El
conocido refrán popular “Haz el bien sin mirar a quién”, significa que para hacer
lo que se debe, no se necesita de permisos ni aplausos para obrar bien, porque
“hacer el bien sin mirar a quién”, supone un acto
desinteresado.
¿Por qué cuesta hacer el bien? Las causas pueden: “No me interesa…estoy aburrido-kaigue…no tengo nada que ver…no es mi problema…a mí nadie me ayuda, etc.”
Pero, hay que recordar las obras de misericordia, aprendidas en la catequesis: *Dar buen consejo al que lo necesita *Enseñar al que no sabe *Corregir al que falla *Perdonar a quien nos ofende *Sufrir con paciencia los defectos del prójimo *Consolar al triste, etc.
Quizá
el hecho de que a muchos nos gusta hacer notar las fallas en los demás, sea
motivo para que cuando alguien marca nuestros errores, no lo aceptemos. Porque,
aceptar ser corregido fraternalmente, supone nobleza y humildad.
Por eso, divulgo un consejo recibido hoy: “Un niño jugaba en la plaza y de pronto ve a un joven soldado que muy deprimido gemía. El niño se le acercó y le dijo: ¿qué te pasa? Al ver que alguien que se interesa por él, el joven se abrió, contándole sus penas.
El niño lo tomó de la mano, y juntos cruzaron la plaza, fueron hasta la
parte de atrás de la Casa Blanca; entraron y todos los guardias, simplemente se
quedaron firmes.
Llegaron al salón, donde estaba reunido el presidente. El niño abrió la puerta y paró la reunión. El presidente preguntó: ¿Qué deseas hijo? El niño dijo, papá, este joven necesita hablar contigo. El hijo llevó al joven ante su papá, y éste ayudó al joven”….
Lo mismo hace Cristo con los que se acercan a Él, le rinde su vida, le confía sus dilemas, nos lleva al Padre, para recibir la salvación…Hace 2000 años vino al mundo, pagó muy caro, derramando su sangre inocente y derribó obstáculos y nos dio acceso al Padre. Si captamos el corazón de Dios e imitamos su amor, la humanidad será muy diferente”.
Por eso, en vez de juzgar, tengamos misericordia, en vez de condenar, perdonemos, que no haya cabida para el odio, el rencor o la maldad. Porque, en este mundo, dónde la carne y el pecado gobiernan, la envidia y codicia actúa de modo depravado.
Solo hay un modo de sanar el corazón, dando nuestras vidas a Dios, quien nos creó a su imagen y semejanza, aunque por el pecado, perdimos esa condición. Pero, hay esperanza.
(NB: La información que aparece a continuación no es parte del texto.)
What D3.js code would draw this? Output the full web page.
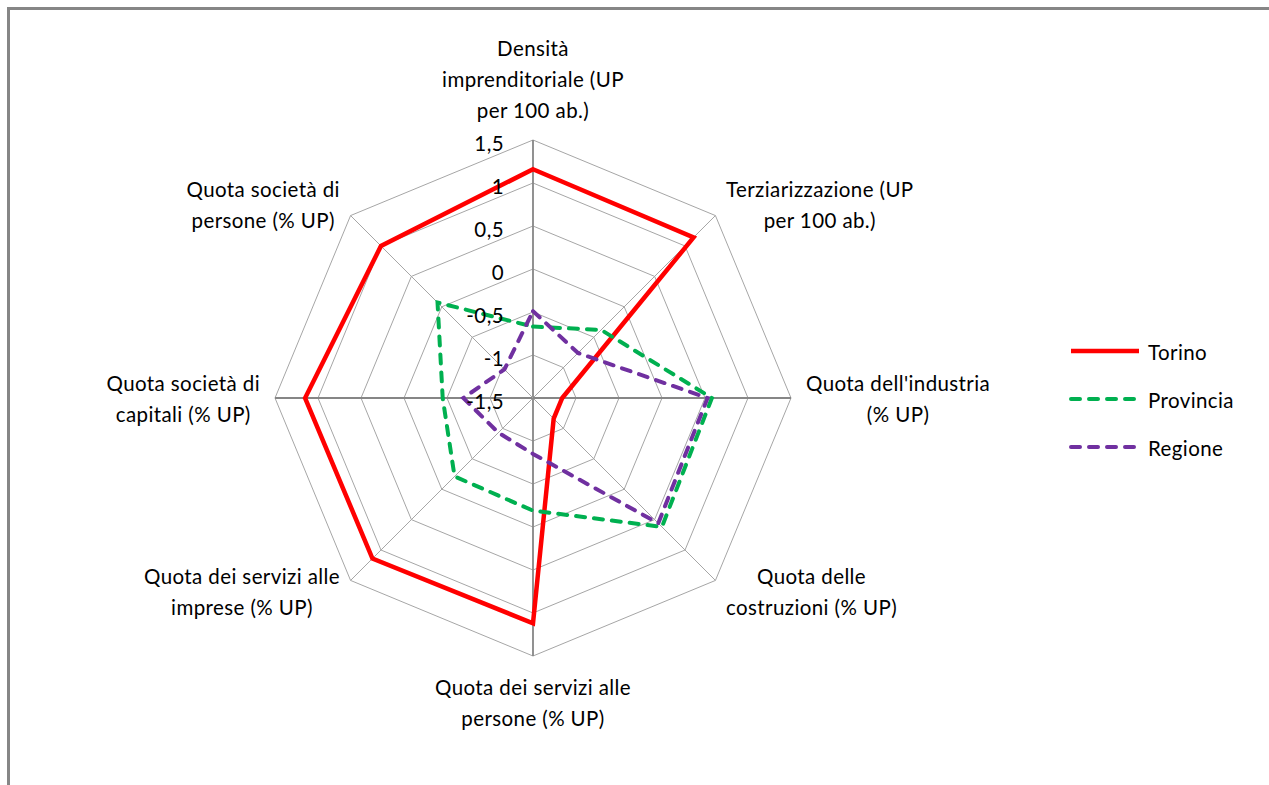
<!DOCTYPE html>
<html>
<head>
<meta charset="utf-8">
<script src="https://cdn.jsdelivr.net/npm/d3@7"></script>
<style>
  body { margin: 0; background: #fff; }
  svg { display: block; font-family: Lato, "Open Sans", sans-serif; }
  text { letter-spacing: 0.4px; }
</style>
</head>
<body>
<svg id="chart" width="1269" height="785"></svg>
<script>
// axes, clockwise from the top
const categories = [
  ['Densità', 'imprenditoriale (UP', 'per 100 ab.)'],
  ['Terziarizzazione (UP', 'per 100 ab.)'],
  ["Quota dell'industria", '(% UP)'],
  ['Quota delle', 'costruzioni (% UP)'],
  ['Quota dei servizi alle', 'persone (% UP)'],
  ['Quota dei servizi alle', 'imprese (% UP)'],
  ['Quota società di', 'capitali (% UP)'],
  ['Quota società di', 'persone (% UP)']
];

const torino    = [1.16, 1.14, -1.16, -1.16, 1.12, 1.14, 1.15, 1.00];
const provincia = [-0.67, -0.38, 0.58, 0.62, -0.19, -0.21, -0.45, 0.07];
const regione   = [-0.49, -0.76, 0.53, 0.56, -0.85, -0.93, -0.69, -1.03];

const seriesNames = ['Torino', 'Provincia', 'Regione'];
const tickValues = [1.5, 1, 0.5, 0, -0.5, -1, -1.5];
const tickLabels = ['1,5', '1', '0,5', '0', '-0,5', '-1', '-1,5'];

const svg = d3.select('#chart');
const cx = 533, cy = 398, R = 258;
const n = categories.length;
const fs = 20.5;
const r = d3.scaleLinear().domain([-1.5, 1.5]).range([0, R]);
const ang = i => i * 2 * Math.PI / n;
const pt = (i, rad) => [cx + rad * Math.sin(ang(i)), cy - rad * Math.cos(ang(i))];

// chart area frame (only top and left edges show)
svg.append('path')
  .attr('d', 'M8.5,790 L8.5,8.5 L1275,8.5')
  .attr('fill', 'none')
  .attr('stroke', '#868686')
  .attr('stroke-width', 3);

// rings
const grid = svg.append('g');
tickValues.filter(v => v > -1.5).forEach(v => {
  grid.append('polygon')
    .attr('points', d3.range(n).map(i => pt(i, r(v)).join(',')).join(' '))
    .attr('fill', 'none')
    .attr('stroke', '#a6a6a6')
    .attr('stroke-width', 1);
});

// spokes
d3.range(n).forEach(i => {
  const e = pt(i, R);
  const main = i % 2 == 0;
  grid.append('line')
    .attr('x1', cx).attr('y1', cy)
    .attr('x2', e[0]).attr('y2', e[1])
    .attr('stroke', main ? '#868686' : '#a6a6a6')
    .attr('stroke-width', main ? 1.8 : 1);
});

// series
const series = [
  { name: seriesNames[0], values: torino, color: '#ff0000', dash: null, width: 4.5 },
  { name: seriesNames[1], values: provincia, color: '#00b050', dash: '9,9', width: 4 },
  { name: seriesNames[2], values: regione, color: '#7030a0', dash: '9,9', width: 4 }
];

const radial = d3.lineRadial()
  .angle((d, i) => ang(i))
  .radius(d => r(d))
  .curve(d3.curveLinearClosed);

series.forEach(s => {
  svg.append('path')
    .datum(s.values)
    .attr('transform', `translate(${cx},${cy})`)
    .attr('d', radial)
    .attr('fill', 'none')
    .attr('stroke', s.color)
    .attr('stroke-width', s.width)
    .attr('stroke-linejoin', 'miter')
    .attr('stroke-linecap', s.dash ? 'round' : 'butt')
    .attr('stroke-dasharray', s.dash);
});

// category labels
const lineH = 31;
categories.forEach((lines, i) => {
  const p = pt(i, R + 15);
  const s = Math.sin(ang(i)), c = Math.cos(ang(i));
  const g = svg.append('g');
  const texts = lines.map(t => g.append('text')
    .attr('font-size', fs)
    .attr('fill', '#000')
    .attr('text-anchor', 'middle')
    .attr('dominant-baseline', 'central')
    .text(t));
  const w = d3.max(texts, t => t.node().getComputedTextLength());
  const h = lines.length * lineH;
  let bx = p[0], by = p[1];
  if (s > 0.1) bx = p[0] + w / 2;
  else if (s < -0.1) bx = p[0] - w / 2;
  if (c > 0.9) by = p[1] - h / 2;
  else if (c < -0.9) by = p[1] + h / 2;
  texts.forEach((t, k) => {
    t.attr('x', bx).attr('y', by - h / 2 + lineH * (k + 0.5));
  });
});

// value axis labels
tickValues.forEach((v, k) => {
  svg.append('text')
    .attr('x', cx - 29)
    .attr('y', cy - r(v) + 3)
    .attr('text-anchor', 'end')
    .attr('dominant-baseline', 'central')
    .attr('font-size', fs)
    .text(tickLabels[k]);
});

// legend
const leg = svg.append('g');
series.forEach((s, k) => {
  const y = 351 + k * 48;
  leg.append('line')
    .attr('x1', 1071).attr('x2', 1139)
    .attr('y1', y).attr('y2', y)
    .attr('stroke', s.color)
    .attr('stroke-width', s.width)
    .attr('stroke-linecap', s.dash ? 'round' : 'butt')
    .attr('stroke-dasharray', s.dash);
  leg.append('text')
    .attr('x', 1148).attr('y', y + 1)
    .attr('dominant-baseline', 'central')
    .attr('font-size', fs)
    .text(s.name);
});
</script>
</body>
</html>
Cristo tiene el poder de mutar vidas, a través del divino Espíritu Santo.
Esta es una decisión personal que cada uno debe tomar, aferrarse a las promesas y a la salvación que está al alcance de todos, solo a un paso de fe y obediencia.
Porque, Aquel que no se puede contener en el universo por su Poder y su Gloria; ¡El Señor Jesús!, y pudiendo condenar, decidió perdonar, aun estando en situación de atroz dolor. Y todo lo hizo por amor.
Creamos o no, el Señor nos pedirá cuentas del mal que hicimos o del bien que no hicimos a los otros. Y más vale que no tengamos que oír la terrible sentencia: “… y no que seas arrojado al infierno, donde los gusanos no mueren y el fuego no se apaga” (Mc 9:47-48)
Así, la calidad de nuestro vivir radica en las decisiones que tomamos en cada momento. Luego, es necesario cultivar la mente, fortalecer la voluntad, para disciplinar la conducta.
Con razón alguien dijo: “Si Dios no pasa por la aduana de nuestra vida, no tiene cabida en el territorio humano”.